__SHORT PROBLEM__:
Filter these entries, keeping only lines that hold the word "standalone".

__Data extracted from a collection__:
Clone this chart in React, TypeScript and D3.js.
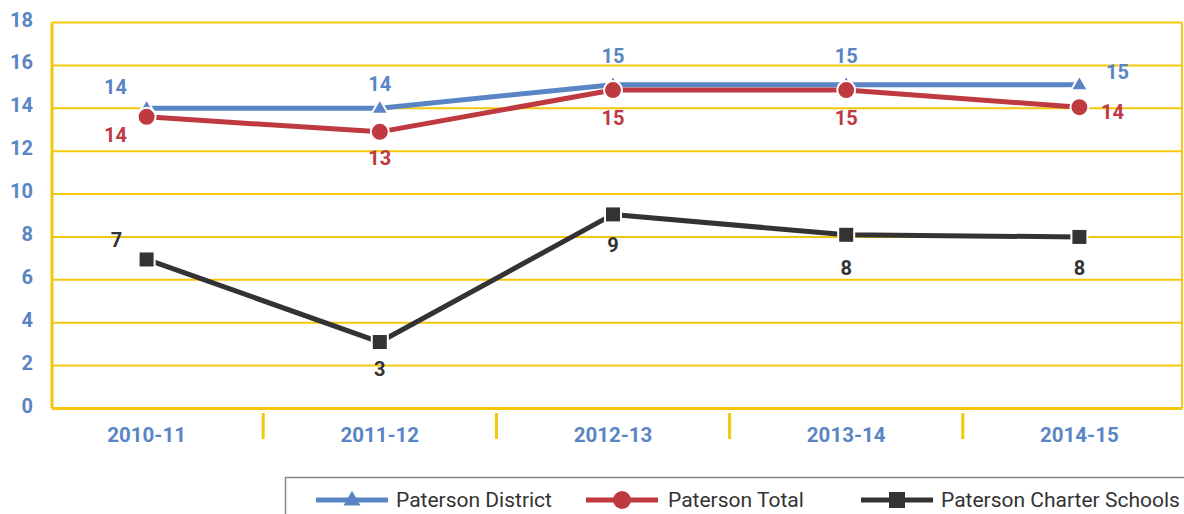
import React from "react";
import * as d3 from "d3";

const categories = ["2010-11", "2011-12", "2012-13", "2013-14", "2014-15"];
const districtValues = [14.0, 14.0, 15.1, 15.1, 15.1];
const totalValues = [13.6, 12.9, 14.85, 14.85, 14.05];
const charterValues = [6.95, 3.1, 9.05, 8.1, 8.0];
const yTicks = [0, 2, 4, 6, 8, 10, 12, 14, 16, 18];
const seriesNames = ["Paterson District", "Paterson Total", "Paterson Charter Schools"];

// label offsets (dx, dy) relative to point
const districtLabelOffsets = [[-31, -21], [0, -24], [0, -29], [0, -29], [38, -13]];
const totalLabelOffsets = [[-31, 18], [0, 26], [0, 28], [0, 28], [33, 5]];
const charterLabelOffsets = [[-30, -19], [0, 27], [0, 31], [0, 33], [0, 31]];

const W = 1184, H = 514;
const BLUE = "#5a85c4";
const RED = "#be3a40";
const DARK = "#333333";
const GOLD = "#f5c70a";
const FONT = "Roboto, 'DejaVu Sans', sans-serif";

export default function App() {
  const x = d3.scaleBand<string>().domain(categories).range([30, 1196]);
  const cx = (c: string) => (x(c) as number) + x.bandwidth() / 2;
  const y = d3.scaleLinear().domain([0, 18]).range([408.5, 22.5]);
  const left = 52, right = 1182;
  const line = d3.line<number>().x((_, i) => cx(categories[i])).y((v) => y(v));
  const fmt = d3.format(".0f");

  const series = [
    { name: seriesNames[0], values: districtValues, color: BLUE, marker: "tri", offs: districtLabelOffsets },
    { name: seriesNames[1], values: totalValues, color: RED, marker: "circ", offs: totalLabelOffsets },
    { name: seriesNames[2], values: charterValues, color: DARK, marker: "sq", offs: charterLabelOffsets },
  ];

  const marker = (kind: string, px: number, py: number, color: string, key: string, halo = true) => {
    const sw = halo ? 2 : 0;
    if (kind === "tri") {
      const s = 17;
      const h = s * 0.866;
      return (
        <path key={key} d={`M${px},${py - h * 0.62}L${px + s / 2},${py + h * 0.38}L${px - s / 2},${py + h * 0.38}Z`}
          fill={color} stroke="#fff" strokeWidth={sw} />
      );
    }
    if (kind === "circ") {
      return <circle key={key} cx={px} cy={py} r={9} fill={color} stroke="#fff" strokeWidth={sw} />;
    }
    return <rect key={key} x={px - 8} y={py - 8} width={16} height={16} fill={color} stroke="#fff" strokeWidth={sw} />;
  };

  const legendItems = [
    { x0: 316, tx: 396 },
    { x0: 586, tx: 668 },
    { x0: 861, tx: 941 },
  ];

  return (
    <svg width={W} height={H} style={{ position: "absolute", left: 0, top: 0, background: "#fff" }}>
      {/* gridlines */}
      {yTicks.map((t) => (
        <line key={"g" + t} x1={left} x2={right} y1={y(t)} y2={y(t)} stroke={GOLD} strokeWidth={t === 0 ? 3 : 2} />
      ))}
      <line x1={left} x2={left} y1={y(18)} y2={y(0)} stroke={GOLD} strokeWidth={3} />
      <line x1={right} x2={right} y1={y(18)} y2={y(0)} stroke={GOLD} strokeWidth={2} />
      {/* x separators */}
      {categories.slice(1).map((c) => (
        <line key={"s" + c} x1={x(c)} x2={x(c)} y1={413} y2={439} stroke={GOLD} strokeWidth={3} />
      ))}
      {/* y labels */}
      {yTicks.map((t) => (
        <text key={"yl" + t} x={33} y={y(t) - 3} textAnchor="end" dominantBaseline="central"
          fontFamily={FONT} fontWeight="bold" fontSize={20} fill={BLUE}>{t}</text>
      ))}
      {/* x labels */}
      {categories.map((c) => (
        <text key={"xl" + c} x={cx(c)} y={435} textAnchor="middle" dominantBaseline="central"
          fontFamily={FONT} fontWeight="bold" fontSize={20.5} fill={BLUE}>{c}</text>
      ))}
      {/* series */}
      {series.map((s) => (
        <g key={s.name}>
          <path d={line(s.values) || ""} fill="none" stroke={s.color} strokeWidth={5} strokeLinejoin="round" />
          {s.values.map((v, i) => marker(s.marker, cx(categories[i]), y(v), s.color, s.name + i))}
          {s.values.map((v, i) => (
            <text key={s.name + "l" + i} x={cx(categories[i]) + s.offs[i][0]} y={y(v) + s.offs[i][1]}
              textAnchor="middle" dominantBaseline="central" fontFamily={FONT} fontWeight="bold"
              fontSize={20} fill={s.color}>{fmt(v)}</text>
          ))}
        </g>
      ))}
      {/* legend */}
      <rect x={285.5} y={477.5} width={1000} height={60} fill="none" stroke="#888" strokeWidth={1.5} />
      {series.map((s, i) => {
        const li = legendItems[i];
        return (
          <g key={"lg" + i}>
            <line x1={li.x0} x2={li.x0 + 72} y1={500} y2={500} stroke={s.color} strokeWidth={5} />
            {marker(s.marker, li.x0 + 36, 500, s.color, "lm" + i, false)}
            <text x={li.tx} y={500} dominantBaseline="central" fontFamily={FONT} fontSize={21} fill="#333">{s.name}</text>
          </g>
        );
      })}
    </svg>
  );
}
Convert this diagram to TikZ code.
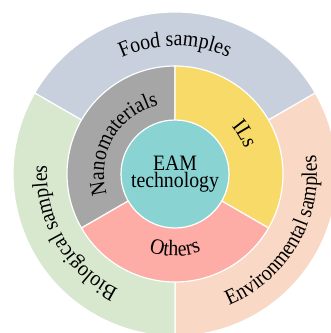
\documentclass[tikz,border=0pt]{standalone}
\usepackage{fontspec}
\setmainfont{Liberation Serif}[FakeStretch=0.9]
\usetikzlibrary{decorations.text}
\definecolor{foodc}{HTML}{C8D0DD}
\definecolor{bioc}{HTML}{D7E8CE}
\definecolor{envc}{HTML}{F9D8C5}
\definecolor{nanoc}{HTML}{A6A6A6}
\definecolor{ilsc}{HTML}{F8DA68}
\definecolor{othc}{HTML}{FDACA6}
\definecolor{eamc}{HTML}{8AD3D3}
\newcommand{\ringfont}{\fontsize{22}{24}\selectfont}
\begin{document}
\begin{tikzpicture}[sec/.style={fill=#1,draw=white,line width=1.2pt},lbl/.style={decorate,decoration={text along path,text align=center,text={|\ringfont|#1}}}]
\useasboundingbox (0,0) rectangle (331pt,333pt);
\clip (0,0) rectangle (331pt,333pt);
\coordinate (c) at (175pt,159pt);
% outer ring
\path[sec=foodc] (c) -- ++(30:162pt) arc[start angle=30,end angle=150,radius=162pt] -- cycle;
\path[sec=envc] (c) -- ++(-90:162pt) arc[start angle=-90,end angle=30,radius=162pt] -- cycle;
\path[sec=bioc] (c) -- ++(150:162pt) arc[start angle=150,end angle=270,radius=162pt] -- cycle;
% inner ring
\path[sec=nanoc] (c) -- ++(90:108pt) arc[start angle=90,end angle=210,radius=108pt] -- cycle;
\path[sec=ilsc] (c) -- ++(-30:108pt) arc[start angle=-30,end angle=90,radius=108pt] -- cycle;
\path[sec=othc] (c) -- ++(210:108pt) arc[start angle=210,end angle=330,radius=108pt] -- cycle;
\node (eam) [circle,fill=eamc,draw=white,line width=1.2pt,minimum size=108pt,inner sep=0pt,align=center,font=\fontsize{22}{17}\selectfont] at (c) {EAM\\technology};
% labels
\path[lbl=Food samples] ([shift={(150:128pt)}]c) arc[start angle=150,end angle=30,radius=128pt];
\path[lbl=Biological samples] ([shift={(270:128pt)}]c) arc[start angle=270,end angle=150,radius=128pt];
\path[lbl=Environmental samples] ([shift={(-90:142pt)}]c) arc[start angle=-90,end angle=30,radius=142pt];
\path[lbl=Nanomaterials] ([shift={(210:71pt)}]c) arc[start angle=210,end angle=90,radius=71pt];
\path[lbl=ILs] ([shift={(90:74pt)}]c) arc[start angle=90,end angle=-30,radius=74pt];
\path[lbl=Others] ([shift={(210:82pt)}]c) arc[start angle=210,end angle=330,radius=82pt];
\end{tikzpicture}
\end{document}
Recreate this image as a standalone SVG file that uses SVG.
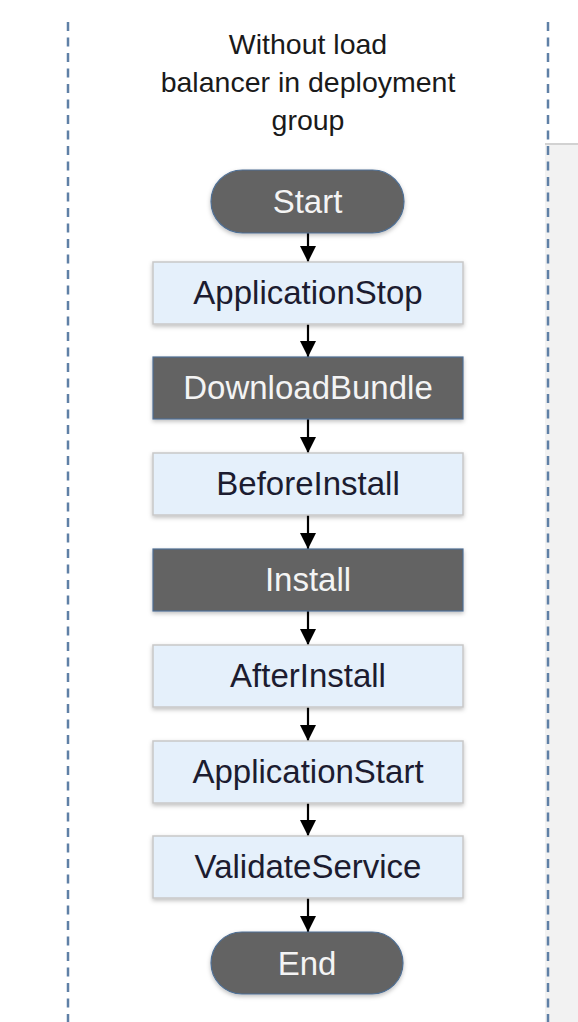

__ANSWER TO THE PROBLEM__:
\documentclass[tikz,border=0pt]{standalone}
Recreate this image as a standalone SVG file that uses SVG.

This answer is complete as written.